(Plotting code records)
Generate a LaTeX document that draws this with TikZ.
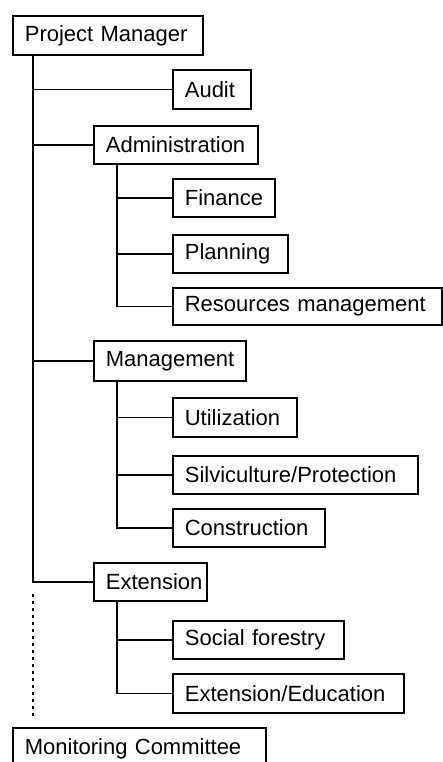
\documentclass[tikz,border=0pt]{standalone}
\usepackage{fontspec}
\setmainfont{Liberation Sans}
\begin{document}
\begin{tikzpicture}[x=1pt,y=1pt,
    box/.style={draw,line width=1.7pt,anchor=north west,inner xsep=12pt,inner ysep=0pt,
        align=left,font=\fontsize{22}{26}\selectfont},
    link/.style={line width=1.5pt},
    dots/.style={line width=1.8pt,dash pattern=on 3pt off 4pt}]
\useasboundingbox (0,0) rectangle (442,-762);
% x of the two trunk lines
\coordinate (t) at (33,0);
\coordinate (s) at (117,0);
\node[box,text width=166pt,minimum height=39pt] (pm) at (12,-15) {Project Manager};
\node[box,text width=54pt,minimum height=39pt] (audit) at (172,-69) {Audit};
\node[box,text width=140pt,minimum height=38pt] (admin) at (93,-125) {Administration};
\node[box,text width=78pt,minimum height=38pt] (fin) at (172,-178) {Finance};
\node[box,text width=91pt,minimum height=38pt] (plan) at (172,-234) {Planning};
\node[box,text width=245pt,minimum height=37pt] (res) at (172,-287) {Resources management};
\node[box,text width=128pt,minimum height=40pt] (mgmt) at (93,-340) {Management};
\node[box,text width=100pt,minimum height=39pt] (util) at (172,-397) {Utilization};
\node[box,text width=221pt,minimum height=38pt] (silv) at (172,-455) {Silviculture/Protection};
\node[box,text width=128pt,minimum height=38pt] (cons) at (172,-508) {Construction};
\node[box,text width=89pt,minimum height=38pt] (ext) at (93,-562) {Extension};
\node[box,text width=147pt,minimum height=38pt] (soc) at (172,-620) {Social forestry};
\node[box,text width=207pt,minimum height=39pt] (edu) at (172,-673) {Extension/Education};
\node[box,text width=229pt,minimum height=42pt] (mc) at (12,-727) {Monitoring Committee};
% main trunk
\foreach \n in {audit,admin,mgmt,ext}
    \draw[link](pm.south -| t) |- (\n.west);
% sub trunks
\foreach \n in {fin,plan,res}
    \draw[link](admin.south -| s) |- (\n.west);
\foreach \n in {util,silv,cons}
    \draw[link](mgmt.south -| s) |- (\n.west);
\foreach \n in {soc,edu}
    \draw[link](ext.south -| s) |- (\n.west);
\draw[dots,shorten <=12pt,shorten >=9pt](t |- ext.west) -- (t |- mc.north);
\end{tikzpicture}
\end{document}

--

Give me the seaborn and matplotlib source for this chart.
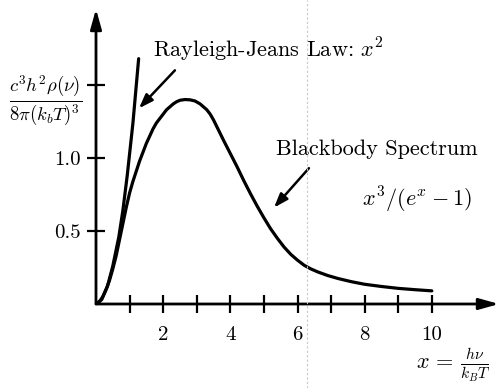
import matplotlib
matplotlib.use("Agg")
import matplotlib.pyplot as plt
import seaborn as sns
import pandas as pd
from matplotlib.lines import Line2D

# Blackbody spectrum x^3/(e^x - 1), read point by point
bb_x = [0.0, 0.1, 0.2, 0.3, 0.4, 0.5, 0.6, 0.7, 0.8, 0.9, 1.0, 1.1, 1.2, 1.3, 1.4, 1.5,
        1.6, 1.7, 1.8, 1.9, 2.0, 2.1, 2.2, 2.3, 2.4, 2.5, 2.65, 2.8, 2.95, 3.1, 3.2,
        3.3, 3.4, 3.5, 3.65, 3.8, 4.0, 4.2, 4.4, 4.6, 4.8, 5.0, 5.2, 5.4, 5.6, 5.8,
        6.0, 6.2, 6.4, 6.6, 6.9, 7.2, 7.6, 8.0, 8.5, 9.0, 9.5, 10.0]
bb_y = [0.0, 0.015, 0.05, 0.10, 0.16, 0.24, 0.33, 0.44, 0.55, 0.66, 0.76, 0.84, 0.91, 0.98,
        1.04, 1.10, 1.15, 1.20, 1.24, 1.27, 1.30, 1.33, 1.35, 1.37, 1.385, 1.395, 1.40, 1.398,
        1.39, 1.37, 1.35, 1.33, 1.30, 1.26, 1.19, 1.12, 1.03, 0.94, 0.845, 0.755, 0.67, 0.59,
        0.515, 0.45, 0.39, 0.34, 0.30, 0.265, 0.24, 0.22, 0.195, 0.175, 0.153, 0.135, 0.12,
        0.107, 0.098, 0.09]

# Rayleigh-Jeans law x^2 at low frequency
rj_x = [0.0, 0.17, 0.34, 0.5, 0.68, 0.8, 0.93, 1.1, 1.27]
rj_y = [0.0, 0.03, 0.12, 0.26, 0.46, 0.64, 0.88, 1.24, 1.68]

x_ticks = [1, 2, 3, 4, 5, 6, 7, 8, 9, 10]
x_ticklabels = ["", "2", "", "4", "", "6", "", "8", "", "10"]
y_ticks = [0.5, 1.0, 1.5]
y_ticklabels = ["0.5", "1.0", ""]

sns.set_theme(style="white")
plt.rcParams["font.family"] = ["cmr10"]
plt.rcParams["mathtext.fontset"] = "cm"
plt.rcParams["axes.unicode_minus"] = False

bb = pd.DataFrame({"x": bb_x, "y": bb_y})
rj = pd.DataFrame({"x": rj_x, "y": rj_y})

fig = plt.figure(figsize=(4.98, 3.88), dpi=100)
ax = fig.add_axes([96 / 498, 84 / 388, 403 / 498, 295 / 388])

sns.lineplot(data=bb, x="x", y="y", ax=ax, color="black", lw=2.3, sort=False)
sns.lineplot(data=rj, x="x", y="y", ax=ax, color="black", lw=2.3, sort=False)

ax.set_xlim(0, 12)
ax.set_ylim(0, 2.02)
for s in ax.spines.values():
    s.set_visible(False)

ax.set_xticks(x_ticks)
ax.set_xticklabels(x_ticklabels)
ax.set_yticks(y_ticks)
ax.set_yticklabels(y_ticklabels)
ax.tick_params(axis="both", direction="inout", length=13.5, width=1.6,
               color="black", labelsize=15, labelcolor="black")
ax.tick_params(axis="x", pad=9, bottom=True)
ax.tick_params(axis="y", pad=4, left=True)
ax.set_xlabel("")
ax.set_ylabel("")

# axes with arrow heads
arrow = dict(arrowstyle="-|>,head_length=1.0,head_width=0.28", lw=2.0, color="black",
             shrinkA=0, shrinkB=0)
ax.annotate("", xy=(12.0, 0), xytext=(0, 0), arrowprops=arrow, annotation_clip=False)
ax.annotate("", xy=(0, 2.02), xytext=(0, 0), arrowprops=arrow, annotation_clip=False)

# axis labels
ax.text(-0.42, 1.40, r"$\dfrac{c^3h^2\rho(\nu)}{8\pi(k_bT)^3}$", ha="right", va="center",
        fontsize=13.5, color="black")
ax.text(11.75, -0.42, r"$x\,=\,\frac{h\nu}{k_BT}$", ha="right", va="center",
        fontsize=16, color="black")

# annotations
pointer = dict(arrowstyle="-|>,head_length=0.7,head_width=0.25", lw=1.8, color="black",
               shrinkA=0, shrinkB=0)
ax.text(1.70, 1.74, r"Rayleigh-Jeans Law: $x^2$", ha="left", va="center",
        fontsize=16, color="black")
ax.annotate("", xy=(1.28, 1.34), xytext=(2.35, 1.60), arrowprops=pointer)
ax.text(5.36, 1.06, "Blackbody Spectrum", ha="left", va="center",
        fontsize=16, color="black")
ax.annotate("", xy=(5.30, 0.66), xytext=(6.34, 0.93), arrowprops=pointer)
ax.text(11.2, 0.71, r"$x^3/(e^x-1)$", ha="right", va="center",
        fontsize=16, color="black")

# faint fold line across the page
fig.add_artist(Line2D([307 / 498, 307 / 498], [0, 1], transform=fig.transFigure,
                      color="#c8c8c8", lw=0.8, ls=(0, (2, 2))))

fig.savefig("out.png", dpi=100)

> [Stated goal] From the records above, give again only the part that opens with the line containing "Give me the" and closes with the line containing "from matplotlib.lines import Line2D". Keep both ends but drop the pictures.

> [Response to the exercise]
Give me the seaborn and matplotlib source for this chart.
import matplotlib
matplotlib.use("Agg")
import matplotlib.pyplot as plt
import seaborn as sns
import pandas as pd
from matplotlib.lines import Line2D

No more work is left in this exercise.